Listen to a reflection for 21 January on Mark 3.20-21 (Epiphany 2 / DEL Week 2: Saturday)

Mark 3.20-21

Jesus went home and the crowd came together again, so that they could not even eat. When his family heard it, they went out to restrain him, for people were saying, ‘He has gone out of his mind.’ 

Reflection

Too often we find ourselves in conflict with others. That conflict is usually rooted in a misunderstanding of circumstance or motive. We are quick to adopt a position on the issues that arise in our lives. We soon convince ourselves that the positions and attitudes we have adopted are the only ones that can possibly be correct. From there it is only a short journey to our being prepared to ‘fight’ to defend that which we ‘know’ to be right. We become so entrenched that all other attitudes and opinions become attacks on our way of thinking, on our way of living. This sounds a very dramatic escalation, but it is common at all levels of our daily existence. Parents are certain that their opinions and behaviours should be respected and adopted by their children. Neighbours are certain that the way in which they live out their daily lives should be respected and honoured by those amongst whom they live. Those who hold political office exert their authority and power in way that is intended to make us do ‘as we are told’! And those who fail to comply are deemed to have gone out of their minds!!

In today’s reading we hear of Jesus’ family saying: He has gone out of his mind. Why are they saying this? What is causing them to come to this harsh judgement about Jesus? The answer is simple … he is not conforming to their norm, to the way of living they know and would have expected him to honour and to emulate. Such contrary behaviour must be a demonstration of his having gone out of his mind. As recent as the mid-20th century people who did not follow the norms as laid down by their families could find themselves incarcerated in mental institutions because such unorthodoxy must be a demonstration of mental illness.
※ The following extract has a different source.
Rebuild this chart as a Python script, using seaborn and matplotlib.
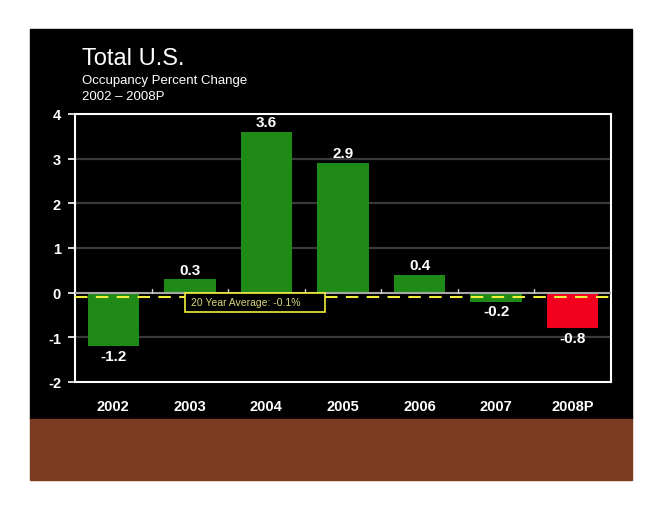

Of course, Jesus was not out of his mind. Jesus was carrying out the mission he came to achieve. Jesus was proclaiming the Good News; Jesus was healing the sick; Jesus was casting out demons; Jesus was showing the world that the Son of God was really in their midst. This was clearly a problem, even for his own family. They must have known the story of his miraculous birth. They must have seen him grow into the man around whom great crowds gathered, and yet they said: He has gone out of his mind.

Today we must pray for the strength to hold firm when those around us fail to recognize that we are striving to follow God’s call in our lives. We must pray that we might take seriously the truth that God is the one who knows our hearts and minds best. We must pray that even when God’s call seems like madness to us, as well as those around us, it is a demonstration of a wisdom that far exceeds any wisdom of our own.